>> Begin Information supplied

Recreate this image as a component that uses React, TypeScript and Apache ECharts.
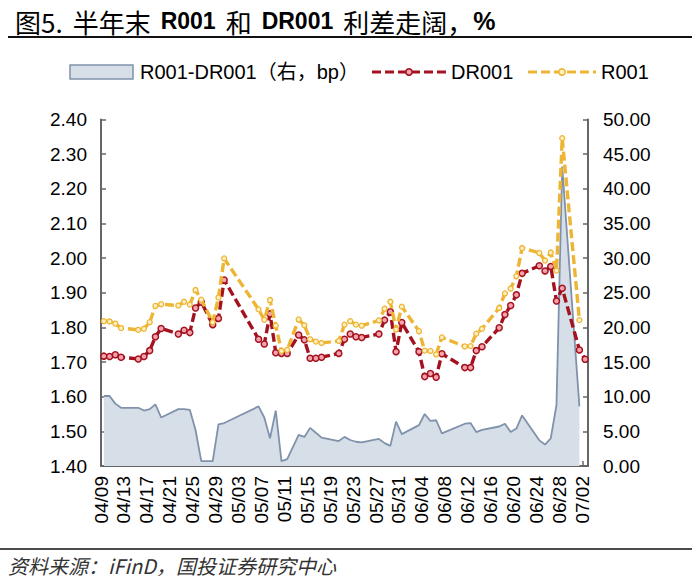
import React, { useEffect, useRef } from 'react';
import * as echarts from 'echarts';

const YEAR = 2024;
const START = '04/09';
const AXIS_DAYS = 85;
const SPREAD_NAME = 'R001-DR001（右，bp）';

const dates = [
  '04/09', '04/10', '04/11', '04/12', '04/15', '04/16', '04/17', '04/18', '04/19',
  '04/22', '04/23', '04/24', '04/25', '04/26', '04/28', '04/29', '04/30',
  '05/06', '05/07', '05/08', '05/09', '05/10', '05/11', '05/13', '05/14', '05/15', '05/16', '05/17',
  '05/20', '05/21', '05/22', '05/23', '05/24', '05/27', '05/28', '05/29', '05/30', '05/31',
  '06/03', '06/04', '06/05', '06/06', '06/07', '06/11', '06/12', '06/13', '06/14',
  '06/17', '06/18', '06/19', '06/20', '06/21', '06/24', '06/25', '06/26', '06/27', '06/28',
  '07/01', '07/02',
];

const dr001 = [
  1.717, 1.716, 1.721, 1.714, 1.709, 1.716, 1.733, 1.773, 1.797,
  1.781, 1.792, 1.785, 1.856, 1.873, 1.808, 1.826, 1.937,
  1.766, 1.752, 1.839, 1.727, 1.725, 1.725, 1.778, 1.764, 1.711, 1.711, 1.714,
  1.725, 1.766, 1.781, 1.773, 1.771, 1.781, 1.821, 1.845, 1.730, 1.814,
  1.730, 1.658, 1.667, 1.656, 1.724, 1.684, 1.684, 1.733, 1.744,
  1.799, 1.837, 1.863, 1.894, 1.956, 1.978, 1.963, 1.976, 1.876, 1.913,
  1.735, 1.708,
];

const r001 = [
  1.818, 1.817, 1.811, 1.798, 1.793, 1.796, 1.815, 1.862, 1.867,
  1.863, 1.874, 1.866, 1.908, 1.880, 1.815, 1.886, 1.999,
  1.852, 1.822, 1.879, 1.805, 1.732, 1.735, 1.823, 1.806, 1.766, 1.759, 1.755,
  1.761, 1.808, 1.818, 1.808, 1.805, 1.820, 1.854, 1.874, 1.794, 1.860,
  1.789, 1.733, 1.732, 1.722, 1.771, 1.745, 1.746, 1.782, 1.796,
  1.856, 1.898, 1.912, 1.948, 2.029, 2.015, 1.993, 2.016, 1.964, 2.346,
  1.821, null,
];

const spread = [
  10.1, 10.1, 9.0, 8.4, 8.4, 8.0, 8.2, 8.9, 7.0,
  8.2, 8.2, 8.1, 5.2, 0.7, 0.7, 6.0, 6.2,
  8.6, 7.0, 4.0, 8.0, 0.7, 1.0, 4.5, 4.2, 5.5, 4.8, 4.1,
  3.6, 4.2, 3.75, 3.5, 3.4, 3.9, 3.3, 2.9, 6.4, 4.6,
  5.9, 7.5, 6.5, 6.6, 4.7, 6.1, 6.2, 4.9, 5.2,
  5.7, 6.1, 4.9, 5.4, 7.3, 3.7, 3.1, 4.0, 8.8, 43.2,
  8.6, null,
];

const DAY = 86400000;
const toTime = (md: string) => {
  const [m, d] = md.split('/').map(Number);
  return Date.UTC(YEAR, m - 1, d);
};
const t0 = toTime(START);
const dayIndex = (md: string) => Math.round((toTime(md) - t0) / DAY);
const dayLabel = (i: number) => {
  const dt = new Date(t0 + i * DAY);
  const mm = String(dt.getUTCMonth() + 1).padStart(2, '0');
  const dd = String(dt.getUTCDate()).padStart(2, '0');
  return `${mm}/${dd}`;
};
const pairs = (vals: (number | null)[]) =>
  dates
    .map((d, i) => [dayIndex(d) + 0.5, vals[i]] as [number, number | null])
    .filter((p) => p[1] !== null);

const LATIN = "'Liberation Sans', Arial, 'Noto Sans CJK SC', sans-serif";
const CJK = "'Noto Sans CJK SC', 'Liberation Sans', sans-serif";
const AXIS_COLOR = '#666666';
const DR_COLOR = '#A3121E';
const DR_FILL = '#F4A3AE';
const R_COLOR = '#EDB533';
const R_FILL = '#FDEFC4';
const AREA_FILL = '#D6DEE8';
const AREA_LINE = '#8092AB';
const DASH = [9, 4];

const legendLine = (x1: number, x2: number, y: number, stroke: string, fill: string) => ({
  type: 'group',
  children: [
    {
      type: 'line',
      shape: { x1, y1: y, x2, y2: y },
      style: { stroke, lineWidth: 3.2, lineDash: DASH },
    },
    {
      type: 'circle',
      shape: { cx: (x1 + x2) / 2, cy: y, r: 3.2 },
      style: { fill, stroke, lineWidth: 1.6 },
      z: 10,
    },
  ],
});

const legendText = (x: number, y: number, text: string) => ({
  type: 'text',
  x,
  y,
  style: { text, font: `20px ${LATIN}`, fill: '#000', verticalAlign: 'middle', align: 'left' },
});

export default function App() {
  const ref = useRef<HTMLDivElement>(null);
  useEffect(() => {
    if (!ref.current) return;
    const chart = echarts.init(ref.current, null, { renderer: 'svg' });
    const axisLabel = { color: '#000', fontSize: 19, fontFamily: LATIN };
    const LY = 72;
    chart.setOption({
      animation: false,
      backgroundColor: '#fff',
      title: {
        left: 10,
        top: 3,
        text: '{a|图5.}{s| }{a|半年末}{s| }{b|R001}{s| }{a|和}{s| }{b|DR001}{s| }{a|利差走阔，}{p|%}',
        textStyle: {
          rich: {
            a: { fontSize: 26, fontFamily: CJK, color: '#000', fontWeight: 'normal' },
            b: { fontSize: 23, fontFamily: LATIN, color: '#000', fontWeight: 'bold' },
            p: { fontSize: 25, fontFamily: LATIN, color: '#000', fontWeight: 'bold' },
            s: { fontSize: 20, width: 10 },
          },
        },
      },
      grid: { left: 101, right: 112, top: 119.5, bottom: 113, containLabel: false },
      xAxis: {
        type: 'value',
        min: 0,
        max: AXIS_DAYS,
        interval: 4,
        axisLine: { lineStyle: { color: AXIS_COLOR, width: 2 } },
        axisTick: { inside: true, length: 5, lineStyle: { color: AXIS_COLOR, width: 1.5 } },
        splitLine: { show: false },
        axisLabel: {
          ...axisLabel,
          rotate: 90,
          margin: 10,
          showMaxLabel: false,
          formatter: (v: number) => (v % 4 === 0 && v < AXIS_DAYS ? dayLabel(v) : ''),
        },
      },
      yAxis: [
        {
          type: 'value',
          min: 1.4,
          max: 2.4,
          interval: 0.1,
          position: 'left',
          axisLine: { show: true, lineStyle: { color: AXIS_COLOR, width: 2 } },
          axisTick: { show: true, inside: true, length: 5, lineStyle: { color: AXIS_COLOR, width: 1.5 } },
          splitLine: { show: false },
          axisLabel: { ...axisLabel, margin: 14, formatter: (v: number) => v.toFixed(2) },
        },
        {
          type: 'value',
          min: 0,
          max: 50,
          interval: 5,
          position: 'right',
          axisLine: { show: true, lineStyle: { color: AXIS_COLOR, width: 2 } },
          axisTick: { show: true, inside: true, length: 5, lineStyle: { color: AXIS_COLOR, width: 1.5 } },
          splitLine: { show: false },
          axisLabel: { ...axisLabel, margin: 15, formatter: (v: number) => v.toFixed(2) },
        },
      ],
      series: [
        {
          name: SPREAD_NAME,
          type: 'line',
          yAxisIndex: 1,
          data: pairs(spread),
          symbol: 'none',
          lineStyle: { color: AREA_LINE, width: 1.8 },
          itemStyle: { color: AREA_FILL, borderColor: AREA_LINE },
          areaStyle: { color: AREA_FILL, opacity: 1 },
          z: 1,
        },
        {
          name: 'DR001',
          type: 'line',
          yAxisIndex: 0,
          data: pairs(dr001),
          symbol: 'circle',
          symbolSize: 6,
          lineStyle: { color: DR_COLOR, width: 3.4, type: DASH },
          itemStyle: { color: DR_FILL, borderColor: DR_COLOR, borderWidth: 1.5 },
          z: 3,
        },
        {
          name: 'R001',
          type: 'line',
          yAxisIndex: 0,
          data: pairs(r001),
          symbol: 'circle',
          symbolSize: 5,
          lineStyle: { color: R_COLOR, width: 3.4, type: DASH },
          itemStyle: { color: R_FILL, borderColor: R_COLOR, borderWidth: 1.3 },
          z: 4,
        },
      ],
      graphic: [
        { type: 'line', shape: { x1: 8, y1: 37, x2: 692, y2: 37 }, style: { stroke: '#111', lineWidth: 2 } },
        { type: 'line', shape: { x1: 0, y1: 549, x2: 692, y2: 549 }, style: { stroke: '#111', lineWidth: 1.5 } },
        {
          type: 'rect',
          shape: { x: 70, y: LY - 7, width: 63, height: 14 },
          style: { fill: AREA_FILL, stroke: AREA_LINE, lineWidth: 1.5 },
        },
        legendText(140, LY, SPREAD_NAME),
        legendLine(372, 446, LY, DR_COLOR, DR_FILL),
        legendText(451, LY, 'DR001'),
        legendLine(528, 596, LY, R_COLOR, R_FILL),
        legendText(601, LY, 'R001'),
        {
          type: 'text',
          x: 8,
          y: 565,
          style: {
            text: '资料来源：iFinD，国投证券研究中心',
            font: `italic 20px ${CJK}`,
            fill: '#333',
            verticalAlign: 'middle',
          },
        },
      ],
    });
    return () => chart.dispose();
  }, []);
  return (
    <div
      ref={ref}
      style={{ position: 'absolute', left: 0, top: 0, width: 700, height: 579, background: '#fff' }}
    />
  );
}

>> End Information supplied

- **Work required**:
Collect the lines that hold "React".

- **Exercise result**:
Recreate this image as a component that uses React, TypeScript and Apache ECharts.
import React, { useEffect, useRef } from 'react';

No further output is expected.